> PROBLEM REQUIREMENTS: Skip every picture and transcribe the remaining material exactly.

> DATA BLOCK:
--- START ---

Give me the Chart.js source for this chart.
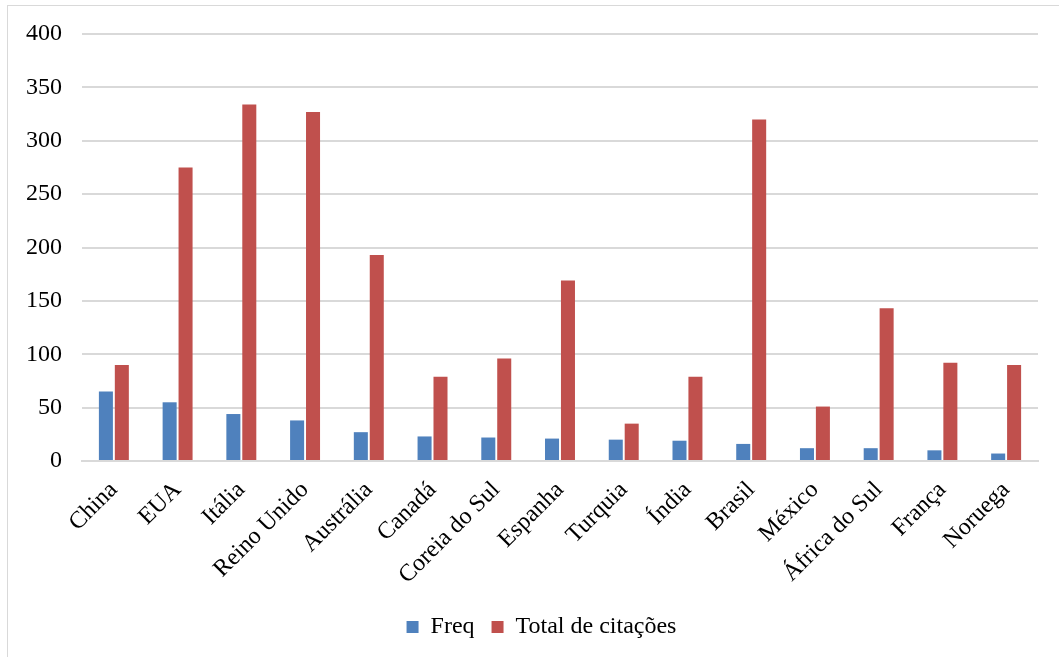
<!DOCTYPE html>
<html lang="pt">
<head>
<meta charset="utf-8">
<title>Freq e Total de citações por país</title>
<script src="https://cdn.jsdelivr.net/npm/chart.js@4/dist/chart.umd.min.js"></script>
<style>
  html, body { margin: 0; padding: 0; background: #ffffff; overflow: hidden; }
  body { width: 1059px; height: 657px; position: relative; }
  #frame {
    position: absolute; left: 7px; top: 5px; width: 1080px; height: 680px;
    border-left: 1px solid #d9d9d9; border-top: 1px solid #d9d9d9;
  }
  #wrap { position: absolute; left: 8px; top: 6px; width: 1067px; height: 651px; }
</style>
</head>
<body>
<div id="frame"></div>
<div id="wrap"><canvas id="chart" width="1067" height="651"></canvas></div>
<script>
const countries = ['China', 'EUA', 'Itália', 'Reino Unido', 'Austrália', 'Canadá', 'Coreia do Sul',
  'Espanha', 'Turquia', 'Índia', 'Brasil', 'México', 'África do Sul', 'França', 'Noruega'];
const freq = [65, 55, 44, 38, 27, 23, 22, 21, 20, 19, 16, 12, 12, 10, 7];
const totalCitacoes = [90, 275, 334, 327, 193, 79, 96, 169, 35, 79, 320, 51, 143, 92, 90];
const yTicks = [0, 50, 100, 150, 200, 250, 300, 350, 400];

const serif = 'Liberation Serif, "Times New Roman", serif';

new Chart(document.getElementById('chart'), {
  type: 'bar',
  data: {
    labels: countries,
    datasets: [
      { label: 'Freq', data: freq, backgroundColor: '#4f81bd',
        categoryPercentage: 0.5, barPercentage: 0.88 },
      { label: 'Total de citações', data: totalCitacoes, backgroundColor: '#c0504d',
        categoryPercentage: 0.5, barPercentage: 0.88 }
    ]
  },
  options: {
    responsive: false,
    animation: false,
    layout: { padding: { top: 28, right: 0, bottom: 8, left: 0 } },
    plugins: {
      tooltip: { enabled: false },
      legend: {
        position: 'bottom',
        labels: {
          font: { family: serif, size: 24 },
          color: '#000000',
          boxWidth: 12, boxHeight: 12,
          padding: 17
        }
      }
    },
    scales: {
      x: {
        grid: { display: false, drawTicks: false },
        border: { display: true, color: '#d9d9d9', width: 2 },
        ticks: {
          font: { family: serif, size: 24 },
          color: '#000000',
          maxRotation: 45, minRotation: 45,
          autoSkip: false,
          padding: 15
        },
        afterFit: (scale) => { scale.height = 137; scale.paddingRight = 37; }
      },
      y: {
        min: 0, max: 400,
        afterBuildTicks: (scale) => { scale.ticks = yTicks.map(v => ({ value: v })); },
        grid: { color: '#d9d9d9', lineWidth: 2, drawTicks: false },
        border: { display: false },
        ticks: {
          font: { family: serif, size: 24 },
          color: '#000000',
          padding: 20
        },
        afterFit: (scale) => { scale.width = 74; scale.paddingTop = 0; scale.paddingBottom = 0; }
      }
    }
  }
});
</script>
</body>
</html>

--- END ---

> THE SOLUTION:
Give me the Chart.js source for this chart.
<!DOCTYPE html>
<html lang="pt">
<head>
<meta charset="utf-8">
<title>Freq e Total de citações por país</title>
<script src="https://cdn.jsdelivr.net/npm/chart.js@4/dist/chart.umd.min.js"></script>
<style>
  html, body { margin: 0; padding: 0; background: #ffffff; overflow: hidden; }
  body { width: 1059px; height: 657px; position: relative; }
  #frame {
    position: absolute; left: 7px; top: 5px; width: 1080px; height: 680px;
    border-left: 1px solid #d9d9d9; border-top: 1px solid #d9d9d9;
  }
  #wrap { position: absolute; left: 8px; top: 6px; width: 1067px; height: 651px; }
</style>
</head>
<body>
<div id="frame"></div>
<div id="wrap"><canvas id="chart" width="1067" height="651"></canvas></div>
<script>
const countries = ['China', 'EUA', 'Itália', 'Reino Unido', 'Austrália', 'Canadá', 'Coreia do Sul',
  'Espanha', 'Turquia', 'Índia', 'Brasil', 'México', 'África do Sul', 'França', 'Noruega'];
const freq = [65, 55, 44, 38, 27, 23, 22, 21, 20, 19, 16, 12, 12, 10, 7];
const totalCitacoes = [90, 275, 334, 327, 193, 79, 96, 169, 35, 79, 320, 51, 143, 92, 90];
const yTicks = [0, 50, 100, 150, 200, 250, 300, 350, 400];

const serif = 'Liberation Serif, "Times New Roman", serif';

new Chart(document.getElementById('chart'), {
  type: 'bar',
  data: {
    labels: countries,
    datasets: [
      { label: 'Freq', data: freq, backgroundColor: '#4f81bd',
        categoryPercentage: 0.5, barPercentage: 0.88 },
      { label: 'Total de citações', data: totalCitacoes, backgroundColor: '#c0504d',
        categoryPercentage: 0.5, barPercentage: 0.88 }
    ]
  },
  options: {
    responsive: false,
    animation: false,
    layout: { padding: { top: 28, right: 0, bottom: 8, left: 0 } },
    plugins: {
      tooltip: { enabled: false },
      legend: {
        position: 'bottom',
        labels: {
          font: { family: serif, size: 24 },
          color: '#000000',
          boxWidth: 12, boxHeight: 12,
          padding: 17
        }
      }
    },
    scales: {
      x: {
        grid: { display: false, drawTicks: false },
        border: { display: true, color: '#d9d9d9', width: 2 },
        ticks: {
          font: { family: serif, size: 24 },
          color: '#000000',
          maxRotation: 45, minRotation: 45,
          autoSkip: false,
          padding: 15
        },
        afterFit: (scale) => { scale.height = 137; scale.paddingRight = 37; }
      },
      y: {
        min: 0, max: 400,
        afterBuildTicks: (scale) => { scale.ticks = yTicks.map(v => ({ value: v })); },
        grid: { color: '#d9d9d9', lineWidth: 2, drawTicks: false },
        border: { display: false },
        ticks: {
          font: { family: serif, size: 24 },
          color: '#000000',
          padding: 20
        },
        afterFit: (scale) => { scale.width = 74; scale.paddingTop = 0; scale.paddingBottom = 0; }
      }
    }
  }
});
</script>
</body>
</html>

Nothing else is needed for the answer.